**Required work:**
Say how many lines of the listing below contain "diagram", giving the number and nothing else.

**Available records:**

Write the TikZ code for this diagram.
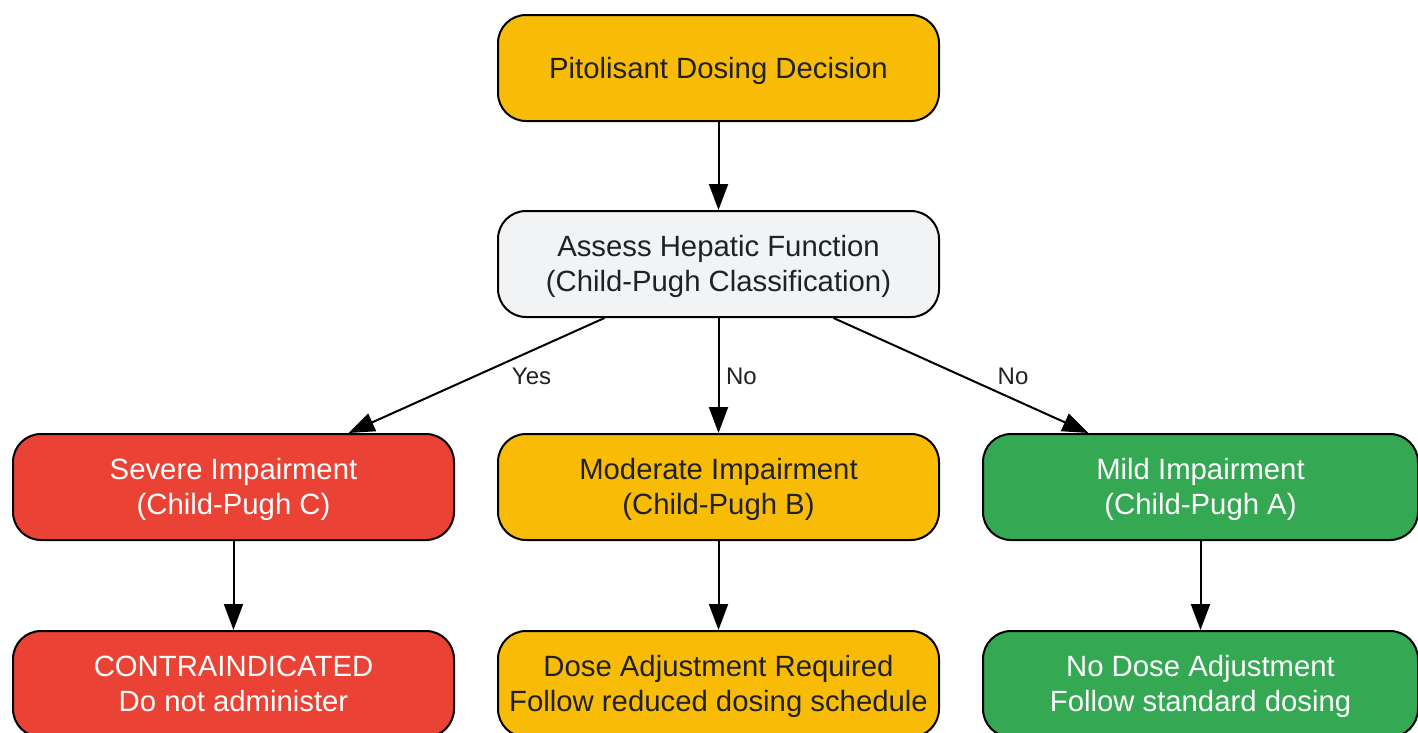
\documentclass[tikz,border=0pt]{standalone}
\usepackage{fontspec}
\setmainfont{Liberation Sans}
\usetikzlibrary{arrows.meta,calc}
\definecolor{cyellow}{HTML}{F9BC06}
\definecolor{cred}{HTML}{EA4335}
\definecolor{cgreen}{HTML}{34A853}
\definecolor{cgray}{HTML}{F1F3F4}
\definecolor{ctext}{HTML}{202124}
\newcommand{\boxtext}[1]{\raisebox{-3pt}[\height][\depth]{\begin{tabular}{@{}c@{}}#1\end{tabular}}}
\begin{document}
\begin{tikzpicture}[x=1pt,y=-1pt,
  box/.style={draw=black, line width=2pt, rounded corners=28pt, minimum width=441pt, minimum height=106pt,
    inner sep=0pt, font=\fontsize{29.3}{35}\selectfont, text=ctext},
  ybox/.style={box, fill=cyellow},
  gbox/.style={box, fill=cgray},
  rbox/.style={box, fill=cred, text=white},
  grbox/.style={box, fill=cgreen, text=white},
  conn/.style={line width=2pt, -{Triangle[length=26pt,width=19pt]}},
  lbl/.style={font=\fontsize{24}{26}\selectfont, text=ctext, inner sep=0pt}]
\useasboundingbox (0,0) rectangle (1418,732);
\clip (0,0) rectangle (1418,732);
\fill[white] (0,0) rectangle (1418,732);
\node[ybox] (top) at (718.5,68) {\boxtext{Pitolisant Dosing Decision}};
\node[gbox] (assess) at (718.5,264) {\boxtext{Assess Hepatic Function\\(Child-Pugh Classification)}};
\node[rbox] (severe) at (233.5,487) {\boxtext{Severe Impairment\\(Child-Pugh C)}};
\node[ybox] (moderate) at (718.5,487) {\boxtext{Moderate Impairment\\(Child-Pugh B)}};
\node[grbox, minimum width=435pt] (mild) at (1200.5,487) {\boxtext{Mild Impairment\\(Child-Pugh A)}};
\node[rbox] (contra) at (233.5,684) {\boxtext{CONTRAINDICATED\\Do not administer}};
\node[ybox] (reduced) at (718.5,684) {\boxtext{Dose Adjustment Required\\Follow reduced dosing schedule}};
\node[grbox, minimum width=435pt] (standard) at (1200.5,684) {\boxtext{No Dose Adjustment\\Follow standard dosing}};
\draw[conn] (top) -- (assess);
\draw[conn] ($(assess.south)+(-114,0)$) -- node[lbl, pos=0.5, xshift=55pt, yshift=-1pt] (lyes) {Yes} ($(severe.north)+(115,0)$);
\draw[conn] (assess) -- node[lbl, pos=0.5, xshift=23pt, yshift=-1pt] (lno1) {No} (moderate);
\draw[conn] ($(assess.south)+(115,0)$) -- node[lbl, pos=0.5, xshift=52pt, yshift=-1pt] (lno2) {No} ($(mild.north)+(-112,0)$);
\draw[conn] (severe) -- (contra);
\draw[conn] (moderate) -- (reduced);
\draw[conn] (mild) -- (standard);
\end{tikzpicture}
\end{document}
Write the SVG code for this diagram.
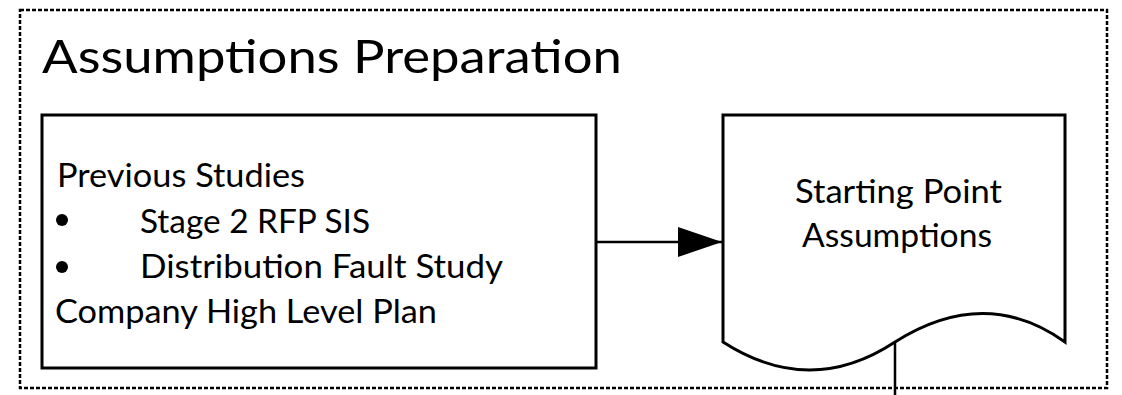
<svg xmlns="http://www.w3.org/2000/svg" width="1122" height="395" viewBox="0 0 1122 395">
  <style>
    .frame { fill: none; stroke: #000; stroke-width: 2.5; stroke-dasharray: 4 2; }
    .shape { fill: #fff; stroke: #000; stroke-width: 3; }
    .edge { fill: none; stroke: #000; stroke-width: 2.5; }
    .txt { font-family: Lato, "Open Sans", "Liberation Sans", sans-serif; fill: #000; }
    .body { font-size: 33.5px; }
    .title { font-size: 47px; }
  </style>
  <defs>
    <marker id="arrowhead" markerUnits="userSpaceOnUse" markerWidth="46" markerHeight="32" refX="44" refY="15" orient="auto">
      <path d="M0,0 L44,15 L0,30 Z" fill="#000"/>
    </marker>
  </defs>

  <!-- swimlane container -->
  <g id="lane">
    <rect class="frame" x="20" y="10" width="1087" height="378"/>
    <text class="txt title" x="42" y="73" textLength="580" lengthAdjust="spacingAndGlyphs">Assumptions Preparation</text>
  </g>

  <!-- connectors -->
  <g id="connectors">
    <line class="edge" x1="597" y1="242" x2="722" y2="242" marker-end="url(#arrowhead)"/>
    <line class="edge" x1="895" y1="342" x2="895" y2="395"/>
  </g>

  <!-- input sources -->
  <g id="inputs">
    <rect class="shape" x="42" y="115" width="554" height="253"/>
    <text class="txt body" x="57" y="187" textLength="248" lengthAdjust="spacingAndGlyphs">Previous Studies</text>
    <circle cx="62" cy="220" r="6" fill="#000"/>
    <text class="txt body" x="140" y="233" textLength="230" lengthAdjust="spacingAndGlyphs">Stage 2 RFP SIS</text>
    <circle cx="62" cy="267" r="6" fill="#000"/>
    <text class="txt body" x="140" y="278" textLength="363" lengthAdjust="spacingAndGlyphs">Distribution Fault Study</text>
    <text class="txt body" x="55" y="323" textLength="382" lengthAdjust="spacingAndGlyphs">Company High Level Plan</text>
  </g>

  <!-- output document -->
  <g id="starting-point">
    <path class="shape" d="M723,115 H1065 V342 Q985,285 895,342 Q810,398 723,342 Z"/>
    <text class="txt body" x="898.5" y="203" text-anchor="middle" textLength="207" lengthAdjust="spacingAndGlyphs">Starting Point</text>
    <text class="txt body" x="897" y="247" text-anchor="middle" textLength="190" lengthAdjust="spacingAndGlyphs">Assumptions</text>
  </g>
</svg>
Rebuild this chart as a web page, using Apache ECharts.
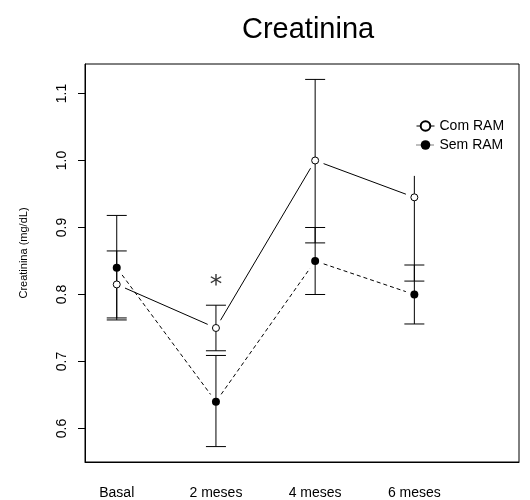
<!DOCTYPE html>
<html>
<head>
<meta charset="utf-8">
<script src="https://cdn.jsdelivr.net/npm/echarts@6/dist/echarts.min.js"></script>
<style>
  html, body { margin: 0; padding: 0; background: #fff; }
  #chart { width: 530px; height: 500px; }
</style>
</head>
<body>
<div id="chart"></div>
<script>
// data
const categories = ['Basal', '2 meses', '4 meses', '6 meses'];
const xPos = [1, 2, 3, 4];
const yTicks = [0.6, 0.7, 0.8, 0.9, 1.0, 1.1];

const comMean = [0.815, 0.75, 1.0, 0.945];
const comLow = [0.765, 0.716, 0.877, 0.82];
const comHigh = [0.865, 0.784, 1.121, 0.977];
const comHighCap = [1, 1, 1, 0]; // upper whisker at 6 meses has no cap

const semMean = [0.84, 0.64, 0.85, 0.8];
const semLow = [0.762, 0.573, 0.8, 0.756];
const semHigh = [0.918, 0.709, 0.9, 0.844];
const semHighCap = [1, 1, 1, 1];

const star = [2, 0.813]; // "*" above 2 meses

const FONT = 'Liberation Sans, Arial, sans-serif';

var chart = echarts.init(document.getElementById('chart'));

function errBars(low, high, cap) {
  return xPos.map((x, i) => [x, low[i], high[i], cap[i]]);
}
function segments(mean) {
  var out = [];
  for (var i = 0; i < xPos.length - 1; i++) {
    out.push([xPos[i], mean[i], xPos[i + 1], mean[i + 1]]);
  }
  return out;
}

function renderErr(params, api) {
  var x = api.value(0);
  var lo = api.coord([x, api.value(1)]);
  var hi = api.coord([x, api.value(2)]);
  var w = 10;
  var st = { stroke: '#000', lineWidth: 1 };
  var kids = [
    { type: 'line', shape: { x1: lo[0], y1: lo[1], x2: hi[0], y2: hi[1] }, style: st },
    { type: 'line', shape: { x1: lo[0] - w, y1: lo[1], x2: lo[0] + w, y2: lo[1] }, style: st }
  ];
  if (api.value(3)) {
    kids.push({ type: 'line', shape: { x1: hi[0] - w, y1: hi[1], x2: hi[0] + w, y2: hi[1] }, style: st });
  }
  return { type: 'group', children: kids };
}

// segment between points, with a gap around each marker (like R type="b")
function segRenderer(dash) {
  return function (params, api) {
    var p1 = api.coord([api.value(0), api.value(1)]);
    var p2 = api.coord([api.value(2), api.value(3)]);
    var dx = p2[0] - p1[0], dy = p2[1] - p1[1];
    var len = Math.sqrt(dx * dx + dy * dy);
    var g = 9;
    var ux = dx / len, uy = dy / len;
    return {
      type: 'line',
      shape: { x1: p1[0] + ux * g, y1: p1[1] + uy * g, x2: p2[0] - ux * g, y2: p2[1] - uy * g },
      style: { stroke: '#000', lineWidth: 1, lineDash: dash }
    };
  };
}

option = {
  backgroundColor: '#fff',
  animation: false,
  title: {
    text: 'Creatinina',
    left: 237,
    top: 10,
    textStyle: { fontFamily: FONT, fontSize: 29, fontWeight: 'normal', color: '#000' }
  },
  legend: {
    orient: 'vertical',
    left: 411,
    top: 114,
    itemWidth: 18,
    itemHeight: 12,
    itemGap: 5,
    textStyle: { fontFamily: FONT, fontSize: 14, color: '#000' },
    data: [
      { name: 'Com RAM', lineStyle: { color: '#000', width: 1, type: 'solid', opacity: 1 } },
      { name: 'Sem RAM', lineStyle: { color: '#000', width: 1, type: 'dotted', opacity: 1 } }
    ]
  },
  grid: {
    left: 85,
    top: 64,
    right: 11,
    bottom: 38,
    show: true,
    borderColor: '#000',
    borderWidth: 1
  },
  xAxis: {
    type: 'value',
    min: 0.68,
    max: 5.055,
    splitLine: { show: false },
    axisLine: { show: true, lineStyle: { color: '#000' } },
    axisTick: { show: false },
    axisLabel: {
      customValues: xPos,
      formatter: v => categories[Math.round(v) - 1],
      fontFamily: FONT,
      fontSize: 14,
      color: '#000',
      margin: 24
    }
  },
  yAxis: {
    type: 'value',
    min: 0.55,
    max: 1.144,
    name: 'Creatinina (mg/dL)',
    nameLocation: 'middle',
    nameGap: 56,
    nameTextStyle: { fontFamily: FONT, fontSize: 11, color: '#000', padding: [0, 0, 0, 20] },
    splitLine: { show: false },
    axisLine: { show: true, lineStyle: { color: '#000' } },
    axisTick: { show: true, customValues: yTicks, length: 7, lineStyle: { color: '#000' } },
    axisLabel: {
      customValues: yTicks,
      formatter: v => v.toFixed(1),
      rotate: 90,
      fontFamily: FONT,
      fontSize: 14,
      color: '#000',
      margin: 16
    }
  },
  series: [
    {
      type: 'custom',
      name: 'errCom',
      renderItem: renderErr,
      data: errBars(comLow, comHigh, comHighCap),
      z: 2
    },
    {
      type: 'custom',
      name: 'errSem',
      renderItem: renderErr,
      data: errBars(semLow, semHigh, semHighCap),
      z: 2
    },
    {
      type: 'custom',
      name: 'segCom',
      renderItem: segRenderer(null),
      data: segments(comMean),
      z: 2
    },
    {
      type: 'custom',
      name: 'segSem',
      renderItem: segRenderer([4, 3]),
      data: segments(semMean),
      z: 2
    },
    {
      type: 'line',
      name: 'Sem RAM',
      data: xPos.map((x, i) => [x, semMean[i]]),
      symbol: 'circle',
      symbolSize: 8,
      itemStyle: { color: '#000', borderColor: '#000', borderWidth: 0 },
      lineStyle: { color: '#000', opacity: 0 },
      z: 4
    },
    {
      type: 'line',
      name: 'Com RAM',
      data: xPos.map((x, i) => [x, comMean[i]]),
      symbol: 'circle',
      symbolSize: 7,
      itemStyle: { color: '#fff', borderColor: '#000', borderWidth: 1 },
      lineStyle: { color: '#000', opacity: 0 },
      z: 5
    },
    {
      type: 'scatter',
      name: 'star',
      data: [star],
      symbolSize: 0,
      silent: true,
      label: {
        show: true,
        position: 'inside',
        formatter: '*',
        fontFamily: 'DejaVu Sans',
        fontSize: 25,
        color: '#000'
      }
    }
  ]
};

chart.setOption(option);
</script>
</body>
</html>
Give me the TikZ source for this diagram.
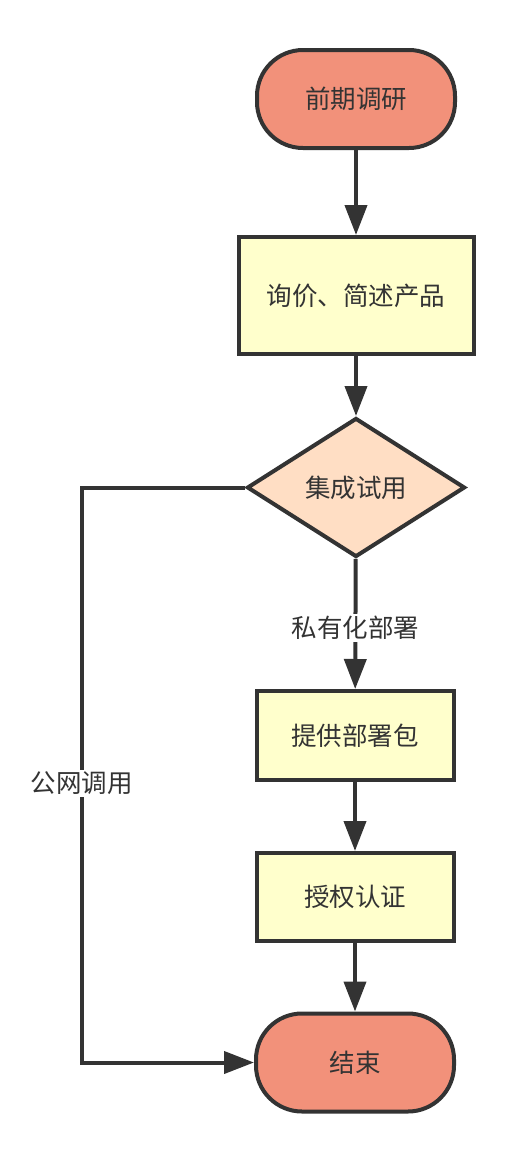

**Result of this exercise:**
3